Öcalan'ı Meclis'te konuşturma teklifinin sahibi Bahçeli, sınırları baştan çizmişti. Ne Kandil ne Edirne, yalnızca Öcalan ve DEM'le yürünecekti. Ne Kürt Sorunu ne süreç ne çözüm ne de açılım; hiçbiri yoktu ve asla olmayacaktı. Öcalan önşartsız talimat verecek, Kandil de süreçsiz uyacaktı. Eğer terör örgütü, kendini lağvetmese DEM ya Kandil'in vesayetinden kurtulacak yahut tasfiye olacaktı.
Bu sınırlar çözümü, süreci, açılımı, Demirtaş'ı kapsıyor gibi gelmedi bana.
Galip Ensarioğlu yine de umuyor ki... "Silahlar bırakılmış olur, Öcalan ev hapsine çıkarsa Demirtaş'ın hapiste kalması da düşünülemez, kayyum da kalmaz ortada."
Dedim ya; o ihtimallerin düşünülemeyeceği doğru olsun da varsın biz yanlış çıkalım.
Türkiye'nin terör belasından kurtulması, terörün gölgesinin siyaset üstünden kalkması, tek başına da büyük bir kazanım.
Fakat bunun gerçekçi olup olmadığı, bir çözüm süreci ve demokratik açılımlarla desteklenip desteklenmemesi, küçük mesele değil.
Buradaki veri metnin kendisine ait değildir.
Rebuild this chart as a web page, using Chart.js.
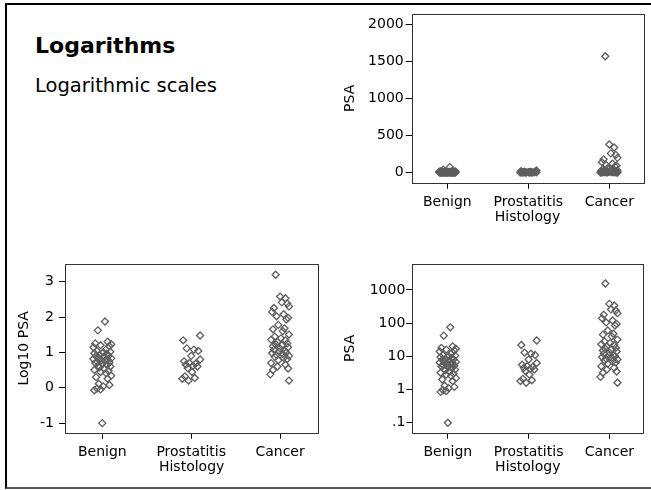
<!DOCTYPE html>
<html>
<head>
<meta charset="utf-8">
<script src="https://cdn.jsdelivr.net/npm/chart.js@4"></script>
<style>
  html, body { margin: 0; padding: 0; background: #fff; }
  body { width: 651px; height: 490px; position: relative; overflow: hidden; font-family: "DejaVu Sans", sans-serif; }
  .frame { position: absolute; left: 5px; top: 3px; width: 680px; height: 482px; border-top: 2px solid #000; border-left: 2px solid #000; border-bottom: 2px solid #555; }
  .title { position: absolute; left: 35px; top: 34.5px; font-size: 22px; line-height: 1; font-weight: bold; color: #000; white-space: nowrap; }
  .subtitle { position: absolute; left: 35px; top: 75.5px; font-size: 19.5px; line-height: 1; color: #000; white-space: nowrap; }
  canvas { position: absolute; }
</style>
</head>
<body>
<div class="frame"></div>
<div class="title">Logarithms</div>
<div class="subtitle">Logarithmic scales</div>
<canvas id="psaChart" width="311" height="240" style="left:340px;top:0px;width:311px;height:240px"></canvas>
<canvas id="log10Chart" width="340" height="240" style="left:0px;top:250px;width:340px;height:240px"></canvas>
<canvas id="logChart" width="321" height="240" style="left:330px;top:250px;width:321px;height:240px"></canvas>
<script>
// categories on the x axis
const categories = ['Benign', 'Prostatitis', 'Cancer'];

// PSA values per histology group
const benignPSA = [75, 42, 20, 18, 17, 16, 15, 14, 12, 11, 10.5, 10, 9.5, 9, 8.5, 8, 7.8, 7.5, 7, 6.8,
    6.5, 6.2, 6, 5.8, 5.5, 5.2, 5, 4.8, 4.5, 4.2, 4, 3.8, 3.5, 3.2, 3, 2.8, 2.6, 2.2, 2, 1.8,
    1.3, 1.2, 1.1, 0.95, 0.9, 0.85, 0.1];
const prostatitisPSA = [30, 22, 13, 12, 11, 8, 6.3, 5.6, 5, 4.8, 4.5, 4.2, 4, 3.6, 2.8, 2.1, 1.9, 1.8, 1.6];
const cancerPSA = [1570, 380, 340, 260, 240, 200, 180, 140, 120, 105, 95, 85, 60, 48, 45, 40, 32, 28, 25, 23,
    22, 20, 18, 17, 16, 15, 14, 13, 12, 11, 10.5, 10, 9.5, 9, 8.5, 8, 7.5, 7, 6.5, 6,
    5, 4.5, 4, 3.5, 3.2, 2.4, 1.6];

// horizontal jitter of each point (in category units)
const benignJitter = [0.03, -0.05, 0.06, -0.08, 0.1, -0.02, 0.08, -0.1, 0.04, -0.06, 0.09, 0.01, -0.09, 0.05, -0.03, 0.07, -0.07, 0.02, -0.04, 0.1,
    -0.1, 0.06, -0.01, 0.03, -0.06, 0.08, -0.08, 0.0, 0.05, -0.05, 0.09, -0.03, 0.02, -0.09, 0.07, -0.02, 0.04, 0.1, -0.07, 0.06,
    -0.04, 0.08, 0.01, -0.06, -0.02, -0.09, 0.0];
const prostatitisJitter = [0.1, -0.09, -0.05, 0.03, 0.08, 0.0, 0.1, -0.08, -0.02, 0.05, -0.06, 0.02, 0.07, -0.04, 0.01, -0.07, 0.04, -0.1, -0.03];
const cancerJitter = [-0.05, 0.0, 0.06, 0.02, 0.08, 0.1, -0.07, -0.09, 0.04, -0.04, 0.09, 0.07, -0.02, 0.05, -0.08, 0.03, 0.1, -0.06, 0.01, -0.1,
    0.06, -0.03, 0.08, -0.05, 0.02, -0.08, 0.09, 0.0, -0.07, 0.05, -0.01, 0.07, -0.09, 0.03, -0.04, 0.1, -0.06, 0.04, 0.08, -0.02,
    -0.1, 0.06, -0.03, 0.09, -0.08, -0.11, 0.1];

// tick values for the y axes
const psaTicks = [0, 500, 1000, 1500, 2000];
const log10Ticks = [-1, 0, 1, 2, 3];
const logTicks = [0.1, 1, 10, 100, 1000];
const logTickLabels = ['.1', '1', '10', '100', '1000'];

const markerColor = '#5e5e5e';
const tickFont = { family: 'DejaVu Sans', size: 14 };

// draw the box round the plot area
const plotFrame = {
    id: 'plotFrame',
    afterDraw(chart) {
        const a = chart.chartArea;
        const ctx = chart.ctx;
        ctx.save();
        ctx.strokeStyle = '#333';
        ctx.lineWidth = 1;
        ctx.strokeRect(Math.round(a.left) + 0.5, Math.round(a.top) + 0.5,
            Math.round(a.right - a.left), Math.round(a.bottom - a.top));
        ctx.restore();
    }
};

function groupPoints(values, jitter, index, transform) {
    return values.map((v, i) => ({ x: index + jitter[i], y: transform(v) }));
}

function makeChart(canvasId, opts) {
    const t = opts.transform;
    const points = []
        .concat(groupPoints(benignPSA, benignJitter, 0, t))
        .concat(groupPoints(prostatitisPSA, prostatitisJitter, 1, t))
        .concat(groupPoints(cancerPSA, cancerJitter, 2, t));

    const ctx = document.getElementById(canvasId).getContext('2d');
    return new Chart(ctx, {
        type: 'scatter',
        data: {
            datasets: [{
                data: points,
                pointStyle: 'rectRot',
                pointRadius: 3.5,
                pointHoverRadius: 3.5,
                borderWidth: 1.3,
                borderColor: markerColor,
                backgroundColor: 'rgba(0,0,0,0)'
            }]
        },
        plugins: [plotFrame],
        options: {
            responsive: false,
            animation: false,
            events: [],
            layout: { padding: { top: 14, right: opts.rightPad, left: 0, bottom: 0 } },
            plugins: { legend: { display: false }, tooltip: { enabled: false } },
            scales: {
                x: {
                    type: 'linear',
                    min: opts.xMin,
                    max: opts.xMax,
                    afterBuildTicks: scale => { scale.ticks = categories.map((c, i) => ({ value: i })); },
                    afterFit: scale => { scale.height = 57.3; },
                    grid: { drawOnChartArea: false, tickLength: 6, color: '#000', tickColor: '#000' },
                    border: { display: false },
                    ticks: {
                        font: tickFont,
                        color: '#000',
                        padding: 5,
                        maxRotation: 0,
                        callback: value => categories[value]
                    },
                    title: {
                        display: true,
                        text: 'Histology',
                        font: tickFont,
                        color: '#000',
                        padding: { top: 0, bottom: 14 }
                    }
                },
                y: {
                    type: opts.yType,
                    min: opts.yMin,
                    max: opts.yMax,
                    afterBuildTicks: scale => { scale.ticks = opts.ticks.map(v => ({ value: v })); },
                    afterFit: scale => { scale.width = opts.yWidth; },
                    grid: { drawOnChartArea: false, tickLength: 6, color: '#000', tickColor: '#000' },
                    border: { display: false },
                    ticks: {
                        font: tickFont,
                        color: '#000',
                        padding: opts.tickPad,
                        callback: opts.tickLabel
                    },
                    title: {
                        display: true,
                        text: opts.yTitle,
                        font: tickFont,
                        color: '#000',
                        padding: { top: opts.titlePad, bottom: 0 }
                    }
                }
            }
        }
    });
}

// PSA on a plain linear scale
makeChart('psaChart', {
    transform: v => v,
    xMin: -0.44, xMax: 2.42,
    yType: 'linear', yMin: -135, yMax: 2139,
    ticks: psaTicks,
    tickLabel: value => String(value),
    yTitle: 'PSA',
    yWidth: 71.7, rightPad: 7.7, tickPad: 2, titlePad: 1.6
});

// log10 of PSA on a linear scale
makeChart('log10Chart', {
    transform: v => Math.log10(v),
    xMin: -0.42, xMax: 2.43,
    yType: 'linear', yMin: -1.27, yMax: 3.5,
    ticks: log10Ticks,
    tickLabel: value => String(value),
    yTitle: 'Log10 PSA',
    yWidth: 65, rightPad: 21.7, tickPad: 5, titlePad: 15.6
});

// PSA on a logarithmic scale
makeChart('logChart', {
    transform: v => v,
    xMin: -0.44, xMax: 2.42,
    yType: 'logarithmic', yMin: 0.05, yMax: 6060,
    ticks: logTicks,
    tickLabel: (value, index) => logTickLabels[index],
    yTitle: 'PSA',
    yWidth: 82.3, rightPad: 7.7, tickPad: 1, titlePad: 12
});
</script>
</body>
</html>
Hafife alınamaz.
AK PARTİ'NİN İMRALI ÇEKİNCESİ NE?
DEM'in İmralı heyeti, her partide genel başkanları ziyaret edip taşın altına ellerini koymalarını istiyor. Hem de süreci tanımlamadan, neye destek istediklerini şartı şurtuyla tam söylemeden.
Bu garip, muğlak destek arayışının tek istisnası, AK Parti.
Sırrı Süreyya Önder, Pervin Buldan ve Ahmet Türk üçlüsü, AK Parti'den ancak genel başkan yardımcıları ve grup başkenvekilleriyle görüşebildi. Genel Başkan'la fotoğraf veremediler.
Anlayacağınız; iktidar partisi adına taşın altına el koyanlar, genel başkan yardımcıları oldu. Onların da bağlayıcılığını, geçmiş Çözüm Süreci'nden biliyoruz. Cumhurbaşkanı Erdoğan, Dolmabahçe Mutabakatı'ndaki fotoğrafı ve oturma düzenini sonradan onaylamamıştı. Üstelik o fotoğrafta bir AK Parti Grup Başkanvekili ile bir Başbakan Yardımcısı ve bir İçişleri Bakanı oturuyordu...
İktidar partisinin bile çekincesi varsa CHP'nin tereddüdü anlaşılabilir.
İmralı heyetiyle görüşmede taşın altına hangi düzeyde ellerini koyacaklar? Akşam saatlerinde ancak karar verebildiler. Genel Başkan Özgür Özel, heyetle görüşecek.
Herhalde AK Parti'nin niye genel başkan düzeyinde taşın altına el sokmadığına bakarak tavır belirlediler. Ne anladılarsa.